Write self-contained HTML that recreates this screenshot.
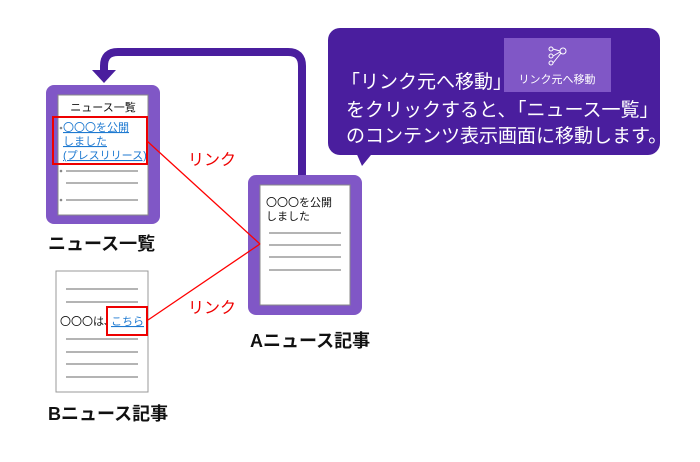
<!DOCTYPE html>
<html><head><meta charset="utf-8"><style>
body{margin:0;background:#fff;}
svg{display:block;font-family:"Liberation Sans","Noto Sans CJK JP",sans-serif;}
</style></head><body>
<svg width="700" height="462" viewBox="0 0 700 462" xmlns="http://www.w3.org/2000/svg">
<!-- arrow -->
<path d="M302 178 V66 Q302 52 288 52 H118 Q104 52 104 66 V72" fill="none" stroke="#4a1e9e" stroke-width="8"/>
<polygon points="92,70 116,70 104,83" fill="#4a1e9e"/>
<!-- callout -->
<rect x="328" y="28" width="332" height="127" rx="12" fill="#4a1e9e"/>
<polygon points="355,150 375,150 362,166" fill="#4a1e9e"/>
<rect x="504" y="38" width="107" height="54" fill="#8057c6"/>
<g stroke="#fff" stroke-width="1" fill="none"><circle cx="551" cy="49" r="2"/><circle cx="551" cy="56" r="2"/><circle cx="551" cy="63" r="2"/><circle cx="563" cy="51" r="3"/><path d="M553 49 L560 51 M553 56 L560 52 M553 63 L561 53"/></g>
<text x="557" y="83" font-size="11" fill="#fff" text-anchor="middle">リンク元へ移動</text>
<g font-size="19" fill="#fff">
<text x="341" y="88">「リンク元へ移動」</text>
<text x="346" y="116">をクリックすると､「ニュース一覧」</text>
<text x="346" y="142">のコンテンツ表示画面に移動します。</text>
</g>
<!-- left doc -->
<rect x="46" y="85" width="114" height="139" rx="8" fill="#8057c6"/>
<rect x="58" y="95" width="90" height="120" fill="#fff" stroke="#888" stroke-width="1"/>
<text x="103" y="111" font-size="11" text-anchor="middle" fill="#111">ニュース一覧</text>
<g font-size="11" fill="#1f7ad1" text-decoration="underline">
<text x="63" y="131">〇〇〇を公開</text><text x="63" y="145">しました</text><text x="63" y="159">(プレスリリース)</text></g>
<rect x="53" y="117" width="94" height="47" fill="none" stroke="#e00" stroke-width="2"/>
<g stroke="#888" stroke-width="1.3"><line x1="66" y1="171" x2="138" y2="171"/><line x1="66" y1="183" x2="138" y2="183"/><line x1="66" y1="200" x2="138" y2="200"/></g>
<g fill="#888"><circle cx="61" cy="171" r="1.3"/><circle cx="61" cy="200" r="1.3"/><circle cx="61" cy="128" r="1.3"/></g>
<text x="48" y="250" font-size="18" font-weight="bold" fill="#111">ニュース一覧</text>
<!-- A -->
<rect x="248" y="175" width="114" height="140" rx="8" fill="#8057c6"/>
<rect x="260" y="185" width="90" height="120" fill="#fff" stroke="#888" stroke-width="1"/>
<text x="266" y="206" font-size="11" fill="#111">〇〇〇を公開</text>
<text x="266" y="220" font-size="11" fill="#111">しました</text>
<g stroke="#888" stroke-width="1.3"><line x1="269" y1="233" x2="341" y2="233"/><line x1="269" y1="245" x2="341" y2="245"/><line x1="269" y1="257" x2="341" y2="257"/><line x1="269" y1="270" x2="341" y2="270"/></g>
<text x="250" y="347" font-size="18" font-weight="bold" fill="#111">Aニュース記事</text>
<!-- B -->
<rect x="56" y="271" width="92" height="121" fill="#fff" stroke="#999" stroke-width="1"/>
<g stroke="#888" stroke-width="1.3"><line x1="66" y1="289" x2="138" y2="289"/><line x1="66" y1="302" x2="138" y2="302"/><line x1="66" y1="339" x2="138" y2="339"/><line x1="66" y1="352" x2="138" y2="352"/><line x1="66" y1="364" x2="138" y2="364"/><line x1="66" y1="377" x2="138" y2="377"/></g>
<text x="60" y="325" font-size="11" fill="#111">〇〇〇は､</text>
<text x="111" y="325" font-size="11" fill="#1f7ad1" text-decoration="underline">こちら</text>
<rect x="107" y="307" width="40" height="28" fill="none" stroke="#e00" stroke-width="2"/>
<text x="48" y="420" font-size="18" font-weight="bold" fill="#111">Bニュース記事</text>
<!-- red lines -->
<g stroke="#f00" stroke-width="1.3" fill="none"><line x1="147" y1="141" x2="260" y2="244"/><line x1="148" y1="320" x2="260" y2="244"/></g>
<text x="188" y="165" font-size="16" fill="#e00">リンク</text>
<text x="188" y="313" font-size="16" fill="#e00">リンク</text>
</svg>
</body></html>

_ _ _ _ _ _ _

STATED PROBLEM: Leave the pictures out and output the rest of the listing exactly.

RESPONSE TO THE TASK:
Write self-contained HTML that recreates this screenshot.
<!DOCTYPE html>
<html><head><meta charset="utf-8"><style>
body{margin:0;background:#fff;}
svg{display:block;font-family:"Liberation Sans","Noto Sans CJK JP",sans-serif;}
</style></head><body>
<svg width="700" height="462" viewBox="0 0 700 462" xmlns="http://www.w3.org/2000/svg">
<!-- arrow -->
<path d="M302 178 V66 Q302 52 288 52 H118 Q104 52 104 66 V72" fill="none" stroke="#4a1e9e" stroke-width="8"/>
<polygon points="92,70 116,70 104,83" fill="#4a1e9e"/>
<!-- callout -->
<rect x="328" y="28" width="332" height="127" rx="12" fill="#4a1e9e"/>
<polygon points="355,150 375,150 362,166" fill="#4a1e9e"/>
<rect x="504" y="38" width="107" height="54" fill="#8057c6"/>
<g stroke="#fff" stroke-width="1" fill="none"><circle cx="551" cy="49" r="2"/><circle cx="551" cy="56" r="2"/><circle cx="551" cy="63" r="2"/><circle cx="563" cy="51" r="3"/><path d="M553 49 L560 51 M553 56 L560 52 M553 63 L561 53"/></g>
<text x="557" y="83" font-size="11" fill="#fff" text-anchor="middle">リンク元へ移動</text>
<g font-size="19" fill="#fff">
<text x="341" y="88">「リンク元へ移動」</text>
<text x="346" y="116">をクリックすると､「ニュース一覧」</text>
<text x="346" y="142">のコンテンツ表示画面に移動します。</text>
</g>
<!-- left doc -->
<rect x="46" y="85" width="114" height="139" rx="8" fill="#8057c6"/>
<rect x="58" y="95" width="90" height="120" fill="#fff" stroke="#888" stroke-width="1"/>
<text x="103" y="111" font-size="11" text-anchor="middle" fill="#111">ニュース一覧</text>
<g font-size="11" fill="#1f7ad1" text-decoration="underline">
<text x="63" y="131">〇〇〇を公開</text><text x="63" y="145">しました</text><text x="63" y="159">(プレスリリース)</text></g>
<rect x="53" y="117" width="94" height="47" fill="none" stroke="#e00" stroke-width="2"/>
<g stroke="#888" stroke-width="1.3"><line x1="66" y1="171" x2="138" y2="171"/><line x1="66" y1="183" x2="138" y2="183"/><line x1="66" y1="200" x2="138" y2="200"/></g>
<g fill="#888"><circle cx="61" cy="171" r="1.3"/><circle cx="61" cy="200" r="1.3"/><circle cx="61" cy="128" r="1.3"/></g>
<text x="48" y="250" font-size="18" font-weight="bold" fill="#111">ニュース一覧</text>
<!-- A -->
<rect x="248" y="175" width="114" height="140" rx="8" fill="#8057c6"/>
<rect x="260" y="185" width="90" height="120" fill="#fff" stroke="#888" stroke-width="1"/>
<text x="266" y="206" font-size="11" fill="#111">〇〇〇を公開</text>
<text x="266" y="220" font-size="11" fill="#111">しました</text>
<g stroke="#888" stroke-width="1.3"><line x1="269" y1="233" x2="341" y2="233"/><line x1="269" y1="245" x2="341" y2="245"/><line x1="269" y1="257" x2="341" y2="257"/><line x1="269" y1="270" x2="341" y2="270"/></g>
<text x="250" y="347" font-size="18" font-weight="bold" fill="#111">Aニュース記事</text>
<!-- B -->
<rect x="56" y="271" width="92" height="121" fill="#fff" stroke="#999" stroke-width="1"/>
<g stroke="#888" stroke-width="1.3"><line x1="66" y1="289" x2="138" y2="289"/><line x1="66" y1="302" x2="138" y2="302"/><line x1="66" y1="339" x2="138" y2="339"/><line x1="66" y1="352" x2="138" y2="352"/><line x1="66" y1="364" x2="138" y2="364"/><line x1="66" y1="377" x2="138" y2="377"/></g>
<text x="60" y="325" font-size="11" fill="#111">〇〇〇は､</text>
<text x="111" y="325" font-size="11" fill="#1f7ad1" text-decoration="underline">こちら</text>
<rect x="107" y="307" width="40" height="28" fill="none" stroke="#e00" stroke-width="2"/>
<text x="48" y="420" font-size="18" font-weight="bold" fill="#111">Bニュース記事</text>
<!-- red lines -->
<g stroke="#f00" stroke-width="1.3" fill="none"><line x1="147" y1="141" x2="260" y2="244"/><line x1="148" y1="320" x2="260" y2="244"/></g>
<text x="188" y="165" font-size="16" fill="#e00">リンク</text>
<text x="188" y="313" font-size="16" fill="#e00">リンク</text>
</svg>
</body></html>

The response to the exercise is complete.